31st October is an Indian Hindi-language historical action drama film directed by Shivaji Lotan Patil and written by Amit Tuli and Harry Sachdeva and produced by Harry Sachdeva. The film, based on a true story, focuses on the aftermath of Indira Gandhi's assassination which occurred on 31 October 1984.
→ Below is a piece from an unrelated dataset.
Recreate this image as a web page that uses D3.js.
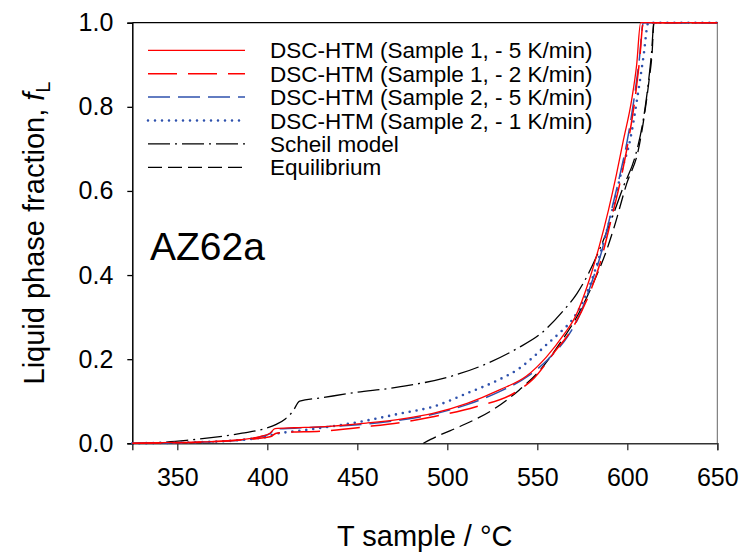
<!DOCTYPE html>
<html>
<head>
<meta charset="utf-8">
<script src="https://cdn.jsdelivr.net/npm/d3@7"></script>
<style>
  html, body { margin: 0; padding: 0; background: #fff; }
  svg { display: block; font-family: "Liberation Sans", Arial, sans-serif; }
</style>
</head>
<body>
<svg id="chart" width="744" height="552"></svg>
<script>
// ---------- data (T sample / °C, liquid fraction fL) ----------
const xTicks = [350, 400, 450, 500, 550, 600, 650];
const yTicks = [0, 0.2, 0.4, 0.6, 0.8, 1.0];

const seriesNames = [
  "DSC-HTM (Sample 1, - 5 K/min)",
  "DSC-HTM (Sample 1, - 2 K/min)",
  "DSC-HTM (Sample 2, - 5 K/min)",
  "DSC-HTM (Sample 2, - 1 K/min)",
  "Scheil model",
  "Equilibrium"
];

const s1_5K = [[325,0],[340,0.0015],[360,0.003],[377,0.006],[390,0.011],[396,0.016],[401.5,0.024],[404.3,0.035],[415,0.037],[429,0.039],[455,0.048],[475,0.058],[492,0.071],[511,0.095],[529,0.127],[544,0.16],[555,0.205],[565,0.26],[571,0.3],[579,0.39],[584.5,0.47],[589.5,0.554],[594,0.64],[597.8,0.72],[602.4,0.816],[605.2,0.9],[607.4,1],[650,1]];
const s1_2K = [[325,0],[345,0.001],[365,0.003],[380,0.006],[392,0.01],[398,0.013],[402,0.016],[405,0.024],[410,0.026],[430,0.029],[455,0.0395],[475,0.05],[492,0.063],[516,0.087],[537,0.119],[548,0.154],[559,0.214],[570,0.277],[579,0.356],[585,0.43],[591.5,0.54],[596.5,0.63],[600.2,0.71],[604,0.81],[606.8,0.91],[608.9,1],[650,1]];
const s2_5K = [[325,0],[345,0.001],[365,0.003],[380,0.006],[392,0.011],[397,0.016],[401.5,0.023],[404.5,0.034],[415,0.036],[430,0.039],[455,0.046],[475,0.056],[492,0.069],[511,0.092],[529,0.123],[545,0.16],[556,0.2],[567,0.255],[573,0.3],[580,0.38],[586,0.46],[591,0.55],[596,0.64],[600,0.72],[603.8,0.82],[606.6,0.91],[608.9,1],[650,1]];
const s2_1K = [[325,0],[345,0.001],[365,0.003],[380,0.006],[392,0.011],[400,0.016],[404,0.022],[410,0.026],[420,0.031],[437,0.041],[455,0.054],[474,0.071],[492,0.087],[511,0.119],[529,0.152],[540,0.178],[548,0.206],[555,0.234],[563,0.265],[570,0.297],[577,0.352],[582,0.41],[587,0.48],[592,0.56],[597,0.65],[601.5,0.72],[605.5,0.82],[609,0.92],[611.7,1],[650,1]];
const scheil = [[325,0],[340,0.002],[355,0.007],[370,0.014],[386,0.024],[398,0.034],[405,0.045],[410,0.058],[414,0.075],[418,0.1],[430,0.108],[446,0.119],[474,0.1345],[501,0.158],[520,0.186],[539,0.226],[552,0.261],[564,0.313],[572,0.356],[578,0.4],[585,0.465],[590.4,0.523],[597.8,0.61],[604.3,0.681],[608.5,0.76],[611.5,0.85],[613.5,0.93],[614.8,1],[650,1]];
const equil = [[486.7,0],[495,0.018],[507,0.04],[525,0.079],[540,0.127],[551.5,0.174],[562.6,0.238],[572,0.301],[581,0.38],[588.5,0.459],[592.2,0.507],[599.7,0.618],[606.1,0.697],[609.5,0.78],[612,0.86],[613.8,0.93],[614.8,1],[650,1]];

// ---------- layout ----------
const svg = d3.select("#chart");
const x = d3.scaleLinear().domain([325, 650]).range([132.3, 717.3]);
const y = d3.scaleLinear().domain([0, 1]).range([443.3, 22.7]);

const styles = [
  {data: s1_5K, color: "#ff0000", width: 1.3, dash: null, cap: "butt"},
  {data: s1_2K, color: "#ff0000", width: 1.5, dash: "29,11", cap: "butt"},
  {data: s2_5K, color: "#2f52ad", width: 1.5, dash: "22,8", cap: "butt"},
  {data: s2_1K, color: "#2f52ad", width: 2.6, dash: "0,7", cap: "round"},
  {data: scheil, color: "#000000", width: 1.3, dash: "22,5,2,5", cap: "butt"},
  {data: equil, color: "#000000", width: 1.3, dash: "14,6", cap: "butt"}
];

// frame: top + right
svg.append("line").attr("x1", x(325)).attr("x2", x(650)).attr("y1", y(1)).attr("y2", y(1))
  .attr("stroke", "#000").attr("stroke-width", 1.3);
svg.append("line").attr("x1", x(650)).attr("x2", x(650)).attr("y1", y(1)).attr("y2", y(0))
  .attr("stroke", "#666").attr("stroke-width", 1);

// axes
const xAxis = d3.axisBottom(x).tickValues(xTicks).tickSizeOuter(0).tickSize(7).tickPadding(18).tickFormat(d3.format("d"));
const gx = svg.append("g").attr("transform", `translate(0,${y(0)})`).call(xAxis);
gx.selectAll("text").attr("font-size", 25).attr("fill", "#000").attr("font-family", "Liberation Sans, Arial, sans-serif");
gx.select(".domain").attr("stroke", "#333").attr("stroke-width", 1.5);
gx.selectAll(".tick line").attr("stroke", "#333").attr("stroke-width", 1.3);

const yAxis = d3.axisLeft(y).tickValues(yTicks).tickSizeOuter(0).tickSize(5).tickPadding(14).tickFormat(d3.format(".1f"));
const gy = svg.append("g").attr("transform", `translate(${x(325)},0)`).call(yAxis);
gy.selectAll("text").attr("font-size", 25).attr("fill", "#000").attr("font-family", "Liberation Sans, Arial, sans-serif");
gy.select(".domain").attr("stroke", "#000").attr("stroke-width", 1.5);
gy.selectAll(".tick line").attr("stroke", "#000").attr("stroke-width", 1.3);

// curves (draw red last)
const line = d3.line().x(d => x(d[0])).y(d => y(d[1])).curve(d3.curveMonotoneX);
const order = [5, 4, 3, 2, 1, 0];
order.forEach(i => {
  const s = styles[i];
  svg.append("path").datum(s.data).attr("d", line)
    .attr("fill", "none").attr("stroke", s.color).attr("stroke-width", s.width)
    .attr("stroke-dasharray", s.dash).attr("stroke-linecap", s.cap).attr("stroke-linejoin", "round");
});

// legend
const legX1 = 148, legX2 = 245, legTextX = 270, legY0 = 58.3, legDy = 23.4;
seriesNames.forEach((name, i) => {
  const s = styles[i];
  const by = legY0 + i * legDy;
  svg.append("line").attr("x1", legX1).attr("x2", legX2).attr("y1", by - 8).attr("y2", by - 8)
    .attr("stroke", s.color).attr("stroke-width", s.width).attr("stroke-dasharray", s.dash)
    .attr("stroke-linecap", s.cap);
  svg.append("text").attr("x", legTextX).attr("y", by).attr("font-size", 22.5).attr("fill", "#000").text(name);
});

// annotation
svg.append("text").attr("x", 150).attr("y", 260).attr("font-size", 39).attr("fill", "#000").text("AZ62a");

// axis titles
svg.append("text").attr("x", (x(325) + x(650)) / 2).attr("y", 546).attr("text-anchor", "middle")
  .attr("font-size", 29).attr("fill", "#000").text("T sample / °C");

const yt = svg.append("text").attr("transform", `translate(44,${(y(0) + y(1)) / 2}) rotate(-90)`)
  .attr("text-anchor", "middle").attr("font-size", 29).attr("fill", "#000");
yt.append("tspan").text("Liquid phase fraction, ");
yt.append("tspan").attr("font-style", "italic").text("f");
yt.append("tspan").attr("font-size", 20).attr("dy", 6).text("L");
</script>
</body>
</html>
Starring Vir Das and Soha Ali Khan, it released on 21 October 2016.

Plot 
On 31 October 1984, the Prime Minister of India gets assassinated by her Sikh Security Guards. Politicians use this incident to spark public hatred towards the Sikhs, labelling them as traitors. Devender Singh and his family are stuck in their house as their city plummets. In 24 hours of uncertain oscillations, helplessness and with their relatives dying and neighbours turning hostile, Devender's family seek help from their Hindu friends who live across town. As Pal, Tilak and Yogesh travel to save Devender's family, they come face-to-face with the destruction of humanity. They witness the carnage and the moral corruption that makes men turn into savages. In their attempt in ferrying Devender's family to safety, Pal, Tilak and Yogesh must face their own demons first.

Cast
 Soha Ali Khan as Tajinder Kaur
 Vir Das as Davinder Singh
 Akshat R Saluja as Luvleen
 Lakha Lakhwinder Singh as Yogesh
 Deepraj Rana as Pal
 Vineet Sharma as Tilak
 Nagesh Bhonsle as Inspector Dahiya
 Daya Shankar Pandey
 Pritam Kagne
 Maneet Vaghadia as Gudia
 Sezal Sharma

Release
31st October had its official screening at the London Indian Film festival on 18 and 20 July 2015. It released in theatres on 21 October 2016.

Soundtrack
All the songs of 31st October are composed by Vijay Verma, while the lyrics are penned by Mehboob and Moazzam Azam. The album was released on 14 September 2016 under the Zee Music Company music label. The soundtrack consists of 8 tracks.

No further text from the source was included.